Few recent series showed a decline in quality as sudden and staggering as "True Detective." The first season won multiple awards and received nearly universal love from critics. Written by Nic Pizzolatto as a follow-up to his novel "Galveston", HBO eventually commissioned the project and decided it should be an anthology series. Like "American Horror Story", every season would feature an entirely new cast, story, and location. Although this could easily allow a series to remain fresh and to take risks, it also guarantees viewers will always be comparing the latest story to the one before.

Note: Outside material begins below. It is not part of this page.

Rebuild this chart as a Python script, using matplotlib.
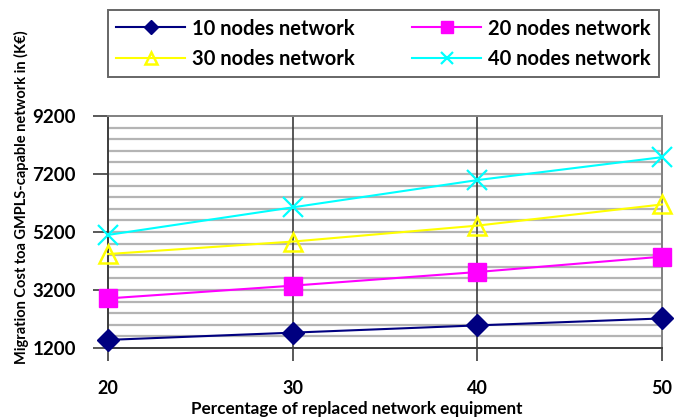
import matplotlib.pyplot as plt
import numpy as np

plt.rcParams['font.family'] = ['Lato', 'DejaVu Sans']

# share of replaced equipment (%)
percentages = [20, 30, 40, 50]

# migration cost in K-euro per network size
cost_10_nodes = [1480, 1730, 1980, 2220]
cost_20_nodes = [2910, 3350, 3820, 4350]
cost_30_nodes = [4440, 4870, 5420, 6150]
cost_40_nodes = [5100, 6050, 6990, 7780]

series_labels = ["10 nodes network", "20 nodes network", "30 nodes network", "40 nodes network"]
y_ticks = [1200, 3200, 5200, 7200, 9200]

fig = plt.figure(figsize=(6.81, 4.2), dpi=100)
ax = fig.add_axes([0.1586, 0.1714, 0.8135, 0.5524])

ax.set_xlim(20, 50)
ax.set_ylim(1200, 9200)

# thin horizontal grid every 400, dark vertical grid at the x ticks
for y in np.arange(1600, 9200, 400):
    ax.axhline(y, color="#b4b4b4", lw=1.6, zorder=1)
for x in percentages[1:-1]:
    ax.axvline(x, color="#3c3c3c", lw=1.2, zorder=1)

style = dict(lw=1.5, zorder=3, clip_on=False)
l10, = ax.plot(percentages, cost_10_nodes, color="#000080", marker="D", ms=11,
               label=series_labels[0], **style)
l20, = ax.plot(percentages, cost_20_nodes, color="#ff00ff", marker="s", ms=12.5,
               label=series_labels[1], **style)
l30, = ax.plot(percentages, cost_30_nodes, color="#ffff00", marker="^", ms=13,
               mfc="none", mew=1.8, label=series_labels[2], **style)
l40, = ax.plot(percentages, cost_40_nodes, color="#00ffff", marker="x", ms=14,
               mew=1.6, label=series_labels[3], **style)

ax.set_xticks(percentages)
ax.set_yticks(y_ticks)
ax.tick_params(axis="x", direction="out", length=9, width=1.2, color="#3c3c3c",
               pad=14, labelsize=13)
ax.tick_params(axis="y", direction="out", length=11, width=1.2, color="#3c3c3c",
               pad=12, labelsize=13.5)
for lbl in ax.get_xticklabels() + ax.get_yticklabels():
    lbl.set_fontweight("bold")

for side in ["left", "bottom"]:
    ax.spines[side].set_color("#3c3c3c")
    ax.spines[side].set_linewidth(1.4)
for side in ["top", "right"]:
    ax.spines[side].set_color("#808080")
    ax.spines[side].set_linewidth(1.4)

fig.text(0.524, 0.026, "Percentage of replaced network equipment",
         ha="center", va="center", fontsize=12.3, fontweight="bold")
fig.text(0.032, 0.53, "Migration Cost toa GMPLS-capable network in (K€)",
         rotation=90, ha="center", va="center", fontsize=10.5, fontweight="bold")

# legend filled column-wise, so order gives rows (10, 20) and (30, 40)
leg = fig.legend([l10, l30, l20, l40],
                 [series_labels[0], series_labels[2], series_labels[1], series_labels[3]],
                 loc="upper left", bbox_to_anchor=(0.1586, 0.826, 0.809, 0.15),
                 mode="expand", ncol=2, frameon=True, fancybox=False,
                 borderaxespad=0, handlelength=3.4, handletextpad=0.35,
                 borderpad=0.42, labelspacing=0.5, markerscale=0.65,
                 prop=dict(size=14.5, weight="bold"))
leg.get_frame().set_edgecolor("#404040")
leg.get_frame().set_linewidth(1.4)

fig.savefig("out.png", dpi=100)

In some ways, season 3 is in a much better position than the previous entry, as it does not need to follow-up the fantastic first season. Instead, it just has to be better than the disappointing second.

What we know

Unlike the second season, where HBO brought in a writer's room to assist Pizzolatto, season 3 of "True Detective" will be penned solely by the show runner, with a bit of assistance from "Deadwood's" David Milch, who co-wrote the fourth episode for the upcoming season.

In another smart move, HBO decided to cut down on the number of directors called in for season 3. One of the main reasons "True Detective" season 1 worked so well was due to their only being one director for its entire run.

Cary Jojo Fukunaga's presence, who also directed Netflix's "Beasts of No Nation", brought a coherency which is rarely present on TV shows. The pacing and stylistic choices remained consistent throughout the story, creating one of the most cinematic experiences in recent history.

Forgetting season 2

For awhile, it started to seem like "True Detective" was down for the count.

Speaking honestly, season 2 was hardly the worst eight hours of television of the last few years. It even had a few genuinely interesting plotlines and featured a fantastic cast, but disappointment is a much more damning emotion than anger.

Looking back, its failure was inevitable. "True Detective" was hailed as the best thing to happen to TV since "The Wire", so the second season had to be better.

HBO also tried to take advantage of the hype surrounding the series and rushed out the sequel in under 18 months. The meticulous storytelling which made Rust and Marty's season so fascinating gave away to an over-convoluted plot, lackluster dialogue, and Vince Vaughn failing to convince as a serious actor.

Thankfully, season 3 only needs to be better than what came before it. Do not misunderstand us, we hope it blows away the first season as-well, but the pressure has definitely been lightened.